An Analysis of the Next-to-Leading Order Corrections to the g_T(=g₁+g₂) Scaling Function

We present a general method for obtaining the quantum chromodynamical radiative corrections to the higher-twist (power-suppressed) contributions to inclusive deep-inelastic scattering in terms of light-cone correlation functions of the fundamental fields of quantum chromodynamics.
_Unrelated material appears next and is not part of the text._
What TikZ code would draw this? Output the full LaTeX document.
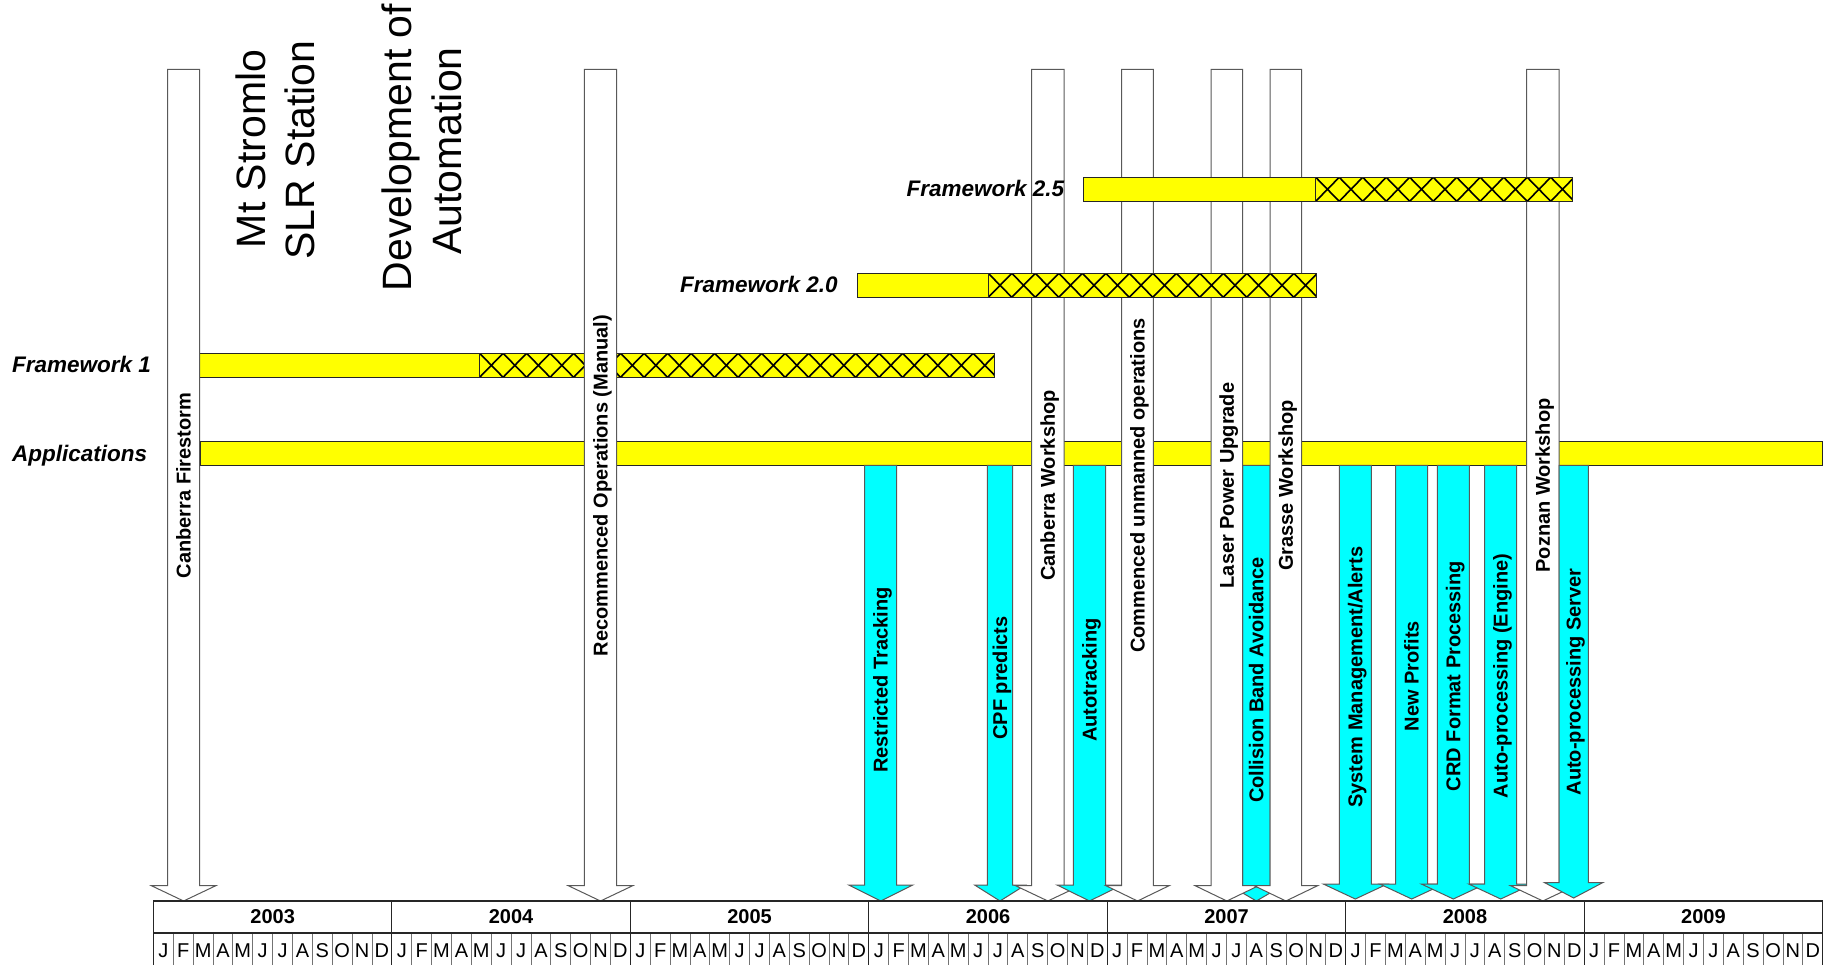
\documentclass[tikz,border=0pt]{standalone}
\usepackage{fontspec}
\setmainfont{Liberation Sans}
\definecolor{ylw}{RGB}{255,255,0}
\definecolor{aqua}{RGB}{0,255,255}

\begin{document}
\begin{tikzpicture}[x=1pt, y=-1pt,
    bar/.style={draw=black!85, line width=1pt, fill=ylw},
    hatchline/.style={black, line width=1.6pt},
    msarrow/.style={draw=black!65, line width=1pt},
    mstext/.style={rotate=90, anchor=base, inner sep=0pt, font=\fontsize{20}{24}\selectfont\bfseries},
    bigtext/.style={rotate=90, anchor=base, inner sep=0pt, font=\fontsize{41}{49}\selectfont},
    fwtext/.style={anchor=base west, inner sep=0pt, font=\fontsize{22.5}{27}\selectfont\bfseries\itshape},
    yearbox/.style={draw=black!85, line width=1.2pt},
    monthbox/.style={draw=black!55, line width=0.9pt},
    yeartext/.style={anchor=base, inner sep=0pt, font=\fontsize{20}{24}\selectfont\bfseries},
    monthtext/.style={anchor=base, inner sep=0pt, font=\fontsize{20}{24}\selectfont}]
    \useasboundingbox (0,0) rectangle (1830,965);
    \clip (0,0) rectangle (1830,965);

    % 标题文字
    \node[bigtext] (stromlo1) at (265,149) {Mt Stromlo};
    \node[bigtext] (stromlo2) at (314,150) {SLR Station};
    \node[bigtext] (auto1) at (411,147.5) {Development of};
    \node[bigtext] (auto2) at (461,151) {Automation};

    % Applications 与 Framework 1
    \draw[bar] (200,441.7) rectangle (1822.7,465.3);
    \node[fwtext] (apps) at (12,461) {Applications};
    \draw[bar] (199.7,353.3) rectangle (479.6,377.3);
    \fill[ylw] (479.6,353.3) rectangle (994.2,377.3);
    \begin{scope}
      \clip (479.6,353.3) rectangle (994.2,377.3);
      \foreach \k in {0,...,22}
        \draw[hatchline] ({479.6+23.5*\k},353.3) -- ++(23.5,24) ({479.6+23.5*\k},377.3) -- ++(23.5,-24);
    \end{scope}
    \draw[bar, fill=none] (479.6,353.3) rectangle (994.2,377.3);
    \node[fwtext] (fw1) at (12,372.7) {Framework 1};

    % 里程碑箭头
    \foreach \nm/\fc/\xa/\xb/\yt/\yb/\yp/\ly/\lab in {
        firestorm/white/167.5/199.7/69.3/885.7/901/485.5/Canberra Firestorm,
        recommenced/white/584.4/616.6/69.3/885.7/901/485.5/Recommenced Operations (Manual),
        restricted/aqua/864.7/896.7/465.3/885/901/680/Restricted Tracking,
        cpf/aqua/987.3/1012.7/465.3/885/901/678/CPF predicts,
        cbrws/white/1031.7/1064/69.3/885.7/901/485.5/Canberra Workshop,
        autotrack/aqua/1073.3/1105.7/465.3/885/901/680/Autotracking,
        unmanned/white/1121.7/1153.3/69.3/885.7/901/485.5/Commenced unmanned operations,
        collision/aqua/1242.7/1270/465.3/885/901/680/Collision Band Avoidance,
        laser/white/1211/1242.7/69.3/885.7/901/485.5/Laser Power Upgrade,
        grasse/white/1270/1301.7/69.3/885.7/901/485.5/Grasse Workshop,
        sysmgmt/aqua/1339.3/1371.3/465.3/884/899/677/{System Management/Alerts},
        newprof/aqua/1395.7/1427.7/465.3/884/899/676/New Profits,
        crd/aqua/1437.3/1469.3/465.3/884/899/676/CRD Format Processing,
        autoeng/aqua/1484.7/1516.7/465.3/884/899/676/Auto-processing (Engine),
        poznan/white/1526.7/1559/69.3/885.7/901/485.5/Poznan Workshop,
        autoserv/aqua/1559/1588.3/465.3/882.5/898/682/Auto-processing Server} {
      \draw[msarrow, fill=\fc] (\xa,\yt) -- (\xb,\yt) -- (\xb,\yb) -- ({1.5*\xb-0.5*\xa},\yb)
          -- ({(\xa+\xb)/2},\yp) -- ({1.5*\xa-0.5*\xb},\yb) -- (\xa,\yb) -- cycle;
      \node[mstext] (\nm) at ({(\xa+\xb)/2+7},\ly) {\lab};
    }

    % Framework 2.0 与 2.5
    \foreach \nm/\xa/\xh/\xb/\yt/\lx/\lab in {fw20/857/988.3/1316.5/273.3/680/Framework 2.0,
        fw25/1083.2/1315.7/1572.4/177.3/906.5/Framework 2.5} {
      \draw[bar] (\xa,\yt) rectangle (\xh,{\yt+24});
      \fill[ylw] (\xh,\yt) rectangle (\xb,{\yt+24});
      \begin{scope}
        \clip (\xh,\yt) rectangle (\xb,{\yt+24});
        \foreach \k in {0,...,14}
          \draw[hatchline] ({\xh+23.5*\k},\yt) -- ++(23.5,24) ({\xh+23.5*\k},{\yt+24}) -- ++(23.5,-24);
      \end{scope}
      \draw[bar, fill=none] (\xh,\yt) rectangle (\xb,{\yt+24});
      \node[fwtext] (\nm) at (\lx,{\yt+19.3}) {\lab};
    }

    % 时间轴
    \foreach \yr [count=\i from 0] in {2003,...,2009} {
      \foreach \m [count=\j from 0] in {J,F,M,A,M,J,J,A,S,O,N,D} {
        \draw[monthbox] ({153.4+238.47*\i+19.8725*\j},933) rectangle ++(19.8725,40);
        \node[monthtext] (m\i-\j) at ({153.4+238.47*\i+19.8725*(\j+0.5)},957.3) {\m};
      }
      \draw[yearbox] ({153.4+238.47*\i},901) rectangle ++(238.47,32);
      \draw[yearbox] ({153.4+238.47*\i},901) -- ++(0,72);
      \node[yeartext] (y\yr) at ({153.4+238.47*(\i+0.5)},923.3) {\yr};
    }
    \draw[yearbox] (1822.7,901) -- ++(0,72);
\end{tikzpicture}
\end{document}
Using this procedure, we calculate the previously unknown ${\cal O}(\alpha_s)$ corrections to the twist-three part of the spin scaling function $g_T(x_B,Q^2) (=g_1(x_B,Q^2)+g_2(x_B,Q^2))$ and the corresponding forward Compton amplitude $S_T(\nu,Q^2)$. Expanding our result about the unphysical point $x_B=\infty$, we arrive at an operator product expansion of the nonlocal product of two electromagnetic current operators involving twist-two and -three operators valid to ${\cal O}(\alpha_s)$ for forward matrix elements. We find that the Wandzura-Wilczek relation between $g_1(x_B,Q^2)$ and the twist-two part of $g_T(x_B,Q^2)$ is respected in both the singlet and non-singlet sectors at this order, and argue its validity to all orders. The large-$N_c$ limit does not appreciably simplify the twist-three Wilson coefficients.